While most of Killeenites spent their Sunday afternoon with family dinners or preparing for the week ahead; a group of teenagers spent a few hours beautifying the city.

Approximately 15 Youth Advisory Commission members completed a community beautification project in a drainage culvert along Linda Spur.

For close to three hours, the group — with paintbrush and paint in hand — covered close to 350 feet of concrete wall covered with profanity and vulgar images.

The pact were joined by the Killeen Code Enforcement Department, who collaborated with the organization in finding areas that needed graffiti removal.

Code Enforcement Officer Cary Trabal said the paint and materials were provided by Sherwin-Williams Paint Store in Killeen.

Among the group were siblings Mark and Markeisha Thomas; both are students at Early College High School.

“It’s great to do something out in the community as we are making our voices heard. We want the community to know that we care about our city,” Markeisha Thomas said.

Her brother agreed.

“I am all about helping. Whatever I can do for my community, I am there,” he said.

According to YAC director, Levallois Hamilton, the project is credited to the organization’s social media manager and historian Andrea Cavanagh.

Cavanagh said the idea came from Austin’s iconic Graffiti Park, which closed down early this year to move to a new location.

“We thought, why not beautify our city in a similar way? Take down this down and have a way to express and soon showcase our own art on a clean slate,” she said. “The park was an inspiration for us, so when I talked with Mr. Hamilton about the idea; it took off from there.”

She added that Linda Spur is just one of many removals the organization will tackle.

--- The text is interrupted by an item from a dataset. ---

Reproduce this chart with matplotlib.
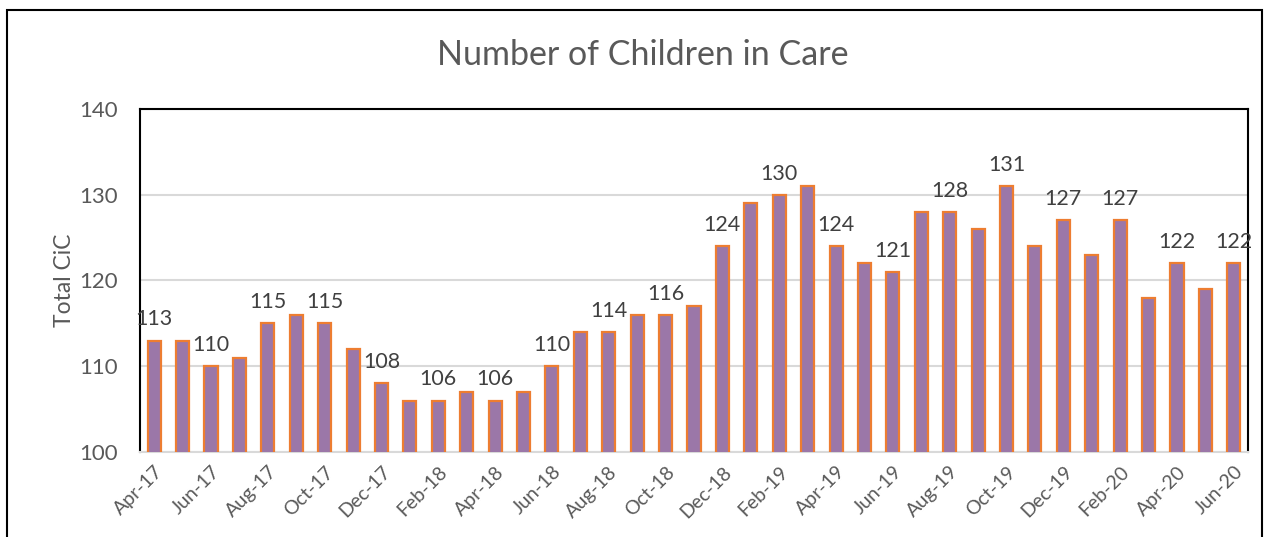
import matplotlib
matplotlib.use("Agg")
import matplotlib.pyplot as plt
from matplotlib.patches import Rectangle
import numpy as np

plt.rcParams['font.family'] = ['Lato', 'DejaVu Sans']

months = ['Apr-17', 'May-17', 'Jun-17', 'Jul-17', 'Aug-17', 'Sep-17', 'Oct-17', 'Nov-17', 'Dec-17',
          'Jan-18', 'Feb-18', 'Mar-18', 'Apr-18', 'May-18', 'Jun-18', 'Jul-18', 'Aug-18', 'Sep-18',
          'Oct-18', 'Nov-18', 'Dec-18', 'Jan-19', 'Feb-19', 'Mar-19', 'Apr-19', 'May-19', 'Jun-19',
          'Jul-19', 'Aug-19', 'Sep-19', 'Oct-19', 'Nov-19', 'Dec-19', 'Jan-20', 'Feb-20', 'Mar-20',
          'Apr-20', 'May-20', 'Jun-20']
total_cic = [113, 113, 110, 111, 115, 116, 115, 112, 108,
             106, 106, 107, 106, 107, 110, 114, 114, 116,
             116, 117, 124, 129, 130, 131, 124, 122, 121,
             128, 128, 126, 131, 124, 127, 123, 127, 118,
             122, 119, 122]

grey = '#595959'
fig = plt.figure(figsize=(12.66, 5.37), dpi=100)
ax = fig.add_axes([140/1266, 1 - 452/537, (1248-140)/1266, (452-109)/537])

x = np.arange(len(months))
ax.bar(x, total_cic, width=0.46, color='#9B77A8', edgecolor='#ED7D31', linewidth=1.6, zorder=3)

# label every second month
for i in range(0, len(months), 2):
    ax.text(x[i], total_cic[i] + 1.3, str(total_cic[i]), ha='center', va='bottom',
            fontsize=15.5, color='#404040', zorder=4)

ax.set_ylim(100, 140)
ax.set_xlim(-0.5, len(months) - 0.5)
ax.set_yticks([100, 110, 120, 130, 140])
ax.set_xticks(x[::2])
ax.set_xticklabels(months[::2], rotation=45, ha='right', rotation_mode='anchor')
ax.tick_params(axis='both', length=0, colors=grey)
ax.tick_params(axis='y', pad=16, labelsize=16)
ax.tick_params(axis='x', pad=8, labelsize=14)
ax.yaxis.grid(True, color='#D9D9D9', linewidth=1.5, zorder=0)

for side in ['left', 'top', 'right']:
    ax.spines[side].set_color('black')
    ax.spines[side].set_linewidth(1.5)
ax.spines['bottom'].set_color('#D9D9D9')
ax.spines['bottom'].set_linewidth(1.5)

ax.set_ylabel('Total CiC', fontsize=16.5, color=grey, labelpad=3)
fig.text(643/1266, 1 - 55/537, 'Number of Children in Care', ha='center', va='center',
         fontsize=24.5, color=grey)

# chart border
fig.patches.append(Rectangle((7/1266, -0.1), (1262-7)/1266, 1.1 - 10/537, transform=fig.transFigure,
                             fill=False, edgecolor='black', linewidth=1.5, clip_on=False))

fig.savefig('out.png', dpi=100)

This will be the first time in 10 years since YAC had a graffiti removal program.

“The students are really focus on being out there and doing things that are impacting the community. It’s great to see them getting back to the roots of YAC,” Hamilton said.

Since 1993, YAC’s mission is to bring young people in grades eight through twelfth together to make a positive impact in the community. For decades, the group have developed leadership skills, served as positive influences among their peers and create meaningful change in Killeen.

In the 2018-19 school year alone, YAC has participated in about 32 projects ranging from community service to meeting with elected officials on issues that affect Bell County youth. There are approximately 102 members in the commission.